>> start Dataset content

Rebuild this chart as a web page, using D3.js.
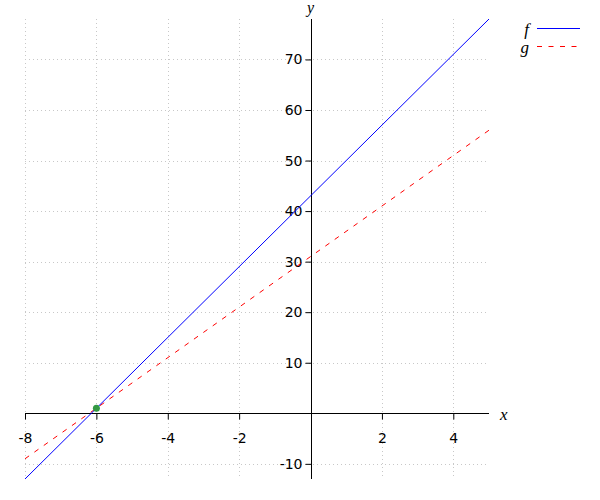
<!DOCTYPE html>
<html><head><meta charset="utf-8">
<script src="https://cdn.jsdelivr.net/npm/d3@7"></script>
<style>body{margin:0;background:#fff}</style>
</head><body>
<script>
const xTicks = [-8, -6, -4, -2, 2, 4];
const yTicks = [-10, 10, 20, 30, 40, 50, 60, 70];
const xGrid = [-8, -6, -4, -2, 0, 2, 4];
const yGrid = [-10, 0, 10, 20, 30, 40, 50, 60, 70];
const fPoints = [[-8, -13], [5, 78]];          // f(x) = 7x + 43
const gPoints = [[-8, -9], [5, 56]];           // g(x) = 5x + 31
const intersection = [[-6, 1]];
const seriesNames = ["f", "g"];

const W = 600, H = 500;
const svg = d3.select("body").append("svg").attr("width", W).attr("height", H);
const x = d3.scaleLinear().domain([-8, 5]).range([25, 489]);
const y = d3.scaleLinear().domain([-13, 78]).range([479, 19]);

// grid
const grid = svg.append("g").attr("stroke", "#c8c8c8").attr("stroke-width", 1).attr("stroke-dasharray", "1,3");
grid.selectAll("line.v").data(xGrid).join("line")
  .attr("x1", d => Math.round(x(d)) + 0.5).attr("x2", d => Math.round(x(d)) + 0.5)
  .attr("y1", y.range()[1]).attr("y2", y.range()[0]);
grid.selectAll("line.h").data(yGrid).join("line")
  .attr("y1", d => Math.round(y(d)) + 0.5).attr("y2", d => Math.round(y(d)) + 0.5)
  .attr("x1", x.range()[0]).attr("x2", x.range()[1]);

// axes through origin
const fmt = d => String(d);
const xAxis = d3.axisBottom(x).tickValues(xTicks).tickSize(6).tickPadding(14).tickFormat(fmt);
const yAxis = d3.axisLeft(y).tickValues(yTicks).tickSize(6).tickPadding(3).tickFormat(fmt);
const gx = svg.append("g").attr("transform", `translate(0,${Math.round(y(0)) + 0.5})`).call(xAxis);
const gy = svg.append("g").attr("transform", `translate(${Math.round(x(0)) + 0.5},0)`).call(yAxis);
[gx, gy].forEach(g => {
  g.select(".domain").remove();
  g.selectAll(".tick line").attr("stroke", "#000");
  g.selectAll(".tick text").attr("font-family", "DejaVu Sans").attr("font-size", 14).attr("fill", "#000");
});
svg.append("line").attr("x1", x.range()[0]).attr("x2", x.range()[1])
  .attr("y1", Math.round(y(0)) + 0.5).attr("y2", Math.round(y(0)) + 0.5).attr("stroke", "#000");
svg.append("line").attr("y1", y.range()[1]).attr("y2", y.range()[0])
  .attr("x1", Math.round(x(0)) + 0.5).attr("x2", Math.round(x(0)) + 0.5).attr("stroke", "#000");

// axis labels
svg.append("text").attr("x", 500).attr("y", 420).text("x")
  .attr("font-family", "Liberation Serif").attr("font-style", "italic").attr("font-size", 17);
svg.append("text").attr("x", 307).attr("y", 13).text("y")
  .attr("font-family", "Liberation Serif").attr("font-style", "italic").attr("font-size", 16);

// lines
const line = d3.line().x(d => x(d[0])).y(d => y(d[1]));
svg.append("clipPath").attr("id", "c").append("rect")
  .attr("x", x.range()[0]).attr("y", y.range()[1]).attr("width", x.range()[1] - x.range()[0]).attr("height", y.range()[0] - y.range()[1]);
svg.append("path").datum(gPoints).attr("d", line).attr("fill", "none").attr("stroke", "#ff0000")
  .attr("stroke-width", 1).attr("stroke-dasharray", "5,6.5").attr("clip-path", "url(#c)");
svg.append("path").datum(fPoints).attr("d", line).attr("fill", "none").attr("stroke", "#0000ff")
  .attr("stroke-width", 1).attr("clip-path", "url(#c)");

svg.selectAll("circle.pt").data(intersection).join("circle")
  .attr("cx", d => x(d[0])).attr("cy", d => y(d[1])).attr("r", 3.5).attr("fill", "#339944");

// legend
const leg = svg.append("g");
const legStyles = [{c: "#0000ff", dash: null}, {c: "#ff0000", dash: "5,6.5"}];
seriesNames.forEach((n, i) => {
  const yy = 29 + i * 18;
  leg.append("text").attr("x", 529).attr("y", yy + 6).attr("text-anchor", "end").text(n)
    .attr("font-family", "Liberation Serif").attr("font-style", "italic").attr("font-size", 17);
  leg.append("line").attr("x1", 537).attr("x2", 580).attr("y1", yy - 0.5).attr("y2", yy - 0.5)
    .attr("stroke", legStyles[i].c).attr("stroke-dasharray", legStyles[i].dash);
});
</script>
</body></html>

>> end Dataset content

Make an exact copy of the whole listing, but don't bring over any pictures.

Rebuild this chart as a web page, using D3.js.
<!DOCTYPE html>
<html><head><meta charset="utf-8">
<script src="https://cdn.jsdelivr.net/npm/d3@7"></script>
<style>body{margin:0;background:#fff}</style>
</head><body>
<script>
const xTicks = [-8, -6, -4, -2, 2, 4];
const yTicks = [-10, 10, 20, 30, 40, 50, 60, 70];
const xGrid = [-8, -6, -4, -2, 0, 2, 4];
const yGrid = [-10, 0, 10, 20, 30, 40, 50, 60, 70];
const fPoints = [[-8, -13], [5, 78]];          // f(x) = 7x + 43
const gPoints = [[-8, -9], [5, 56]];           // g(x) = 5x + 31
const intersection = [[-6, 1]];
const seriesNames = ["f", "g"];

const W = 600, H = 500;
const svg = d3.select("body").append("svg").attr("width", W).attr("height", H);
const x = d3.scaleLinear().domain([-8, 5]).range([25, 489]);
const y = d3.scaleLinear().domain([-13, 78]).range([479, 19]);

// grid
const grid = svg.append("g").attr("stroke", "#c8c8c8").attr("stroke-width", 1).attr("stroke-dasharray", "1,3");
grid.selectAll("line.v").data(xGrid).join("line")
  .attr("x1", d => Math.round(x(d)) + 0.5).attr("x2", d => Math.round(x(d)) + 0.5)
  .attr("y1", y.range()[1]).attr("y2", y.range()[0]);
grid.selectAll("line.h").data(yGrid).join("line")
  .attr("y1", d => Math.round(y(d)) + 0.5).attr("y2", d => Math.round(y(d)) + 0.5)
  .attr("x1", x.range()[0]).attr("x2", x.range()[1]);

// axes through origin
const fmt = d => String(d);
const xAxis = d3.axisBottom(x).tickValues(xTicks).tickSize(6).tickPadding(14).tickFormat(fmt);
const yAxis = d3.axisLeft(y).tickValues(yTicks).tickSize(6).tickPadding(3).tickFormat(fmt);
const gx = svg.append("g").attr("transform", `translate(0,${Math.round(y(0)) + 0.5})`).call(xAxis);
const gy = svg.append("g").attr("transform", `translate(${Math.round(x(0)) + 0.5},0)`).call(yAxis);
[gx, gy].forEach(g => {
  g.select(".domain").remove();
  g.selectAll(".tick line").attr("stroke", "#000");
  g.selectAll(".tick text").attr("font-family", "DejaVu Sans").attr("font-size", 14).attr("fill", "#000");
});
svg.append("line").attr("x1", x.range()[0]).attr("x2", x.range()[1])
  .attr("y1", Math.round(y(0)) + 0.5).attr("y2", Math.round(y(0)) + 0.5).attr("stroke", "#000");
svg.append("line").attr("y1", y.range()[1]).attr("y2", y.range()[0])
  .attr("x1", Math.round(x(0)) + 0.5).attr("x2", Math.round(x(0)) + 0.5).attr("stroke", "#000");

// axis labels
svg.append("text").attr("x", 500).attr("y", 420).text("x")
  .attr("font-family", "Liberation Serif").attr("font-style", "italic").attr("font-size", 17);
svg.append("text").attr("x", 307).attr("y", 13).text("y")
  .attr("font-family", "Liberation Serif").attr("font-style", "italic").attr("font-size", 16);

// lines
const line = d3.line().x(d => x(d[0])).y(d => y(d[1]));
svg.append("clipPath").attr("id", "c").append("rect")
  .attr("x", x.range()[0]).attr("y", y.range()[1]).attr("width", x.range()[1] - x.range()[0]).attr("height", y.range()[0] - y.range()[1]);
svg.append("path").datum(gPoints).attr("d", line).attr("fill", "none").attr("stroke", "#ff0000")
  .attr("stroke-width", 1).attr("stroke-dasharray", "5,6.5").attr("clip-path", "url(#c)");
svg.append("path").datum(fPoints).attr("d", line).attr("fill", "none").attr("stroke", "#0000ff")
  .attr("stroke-width", 1).attr("clip-path", "url(#c)");

svg.selectAll("circle.pt").data(intersection).join("circle")
  .attr("cx", d => x(d[0])).attr("cy", d => y(d[1])).attr("r", 3.5).attr("fill", "#339944");

// legend
const leg = svg.append("g");
const legStyles = [{c: "#0000ff", dash: null}, {c: "#ff0000", dash: "5,6.5"}];
seriesNames.forEach((n, i) => {
  const yy = 29 + i * 18;
  leg.append("text").attr("x", 529).attr("y", yy + 6).attr("text-anchor", "end").text(n)
    .attr("font-family", "Liberation Serif").attr("font-style", "italic").attr("font-size", 17);
  leg.append("line").attr("x1", 537).attr("x2", 580).attr("y1", yy - 0.5).attr("y2", yy - 0.5)
    .attr("stroke", legStyles[i].c).attr("stroke-dasharray", legStyles[i].dash);
});
</script>
</body></html>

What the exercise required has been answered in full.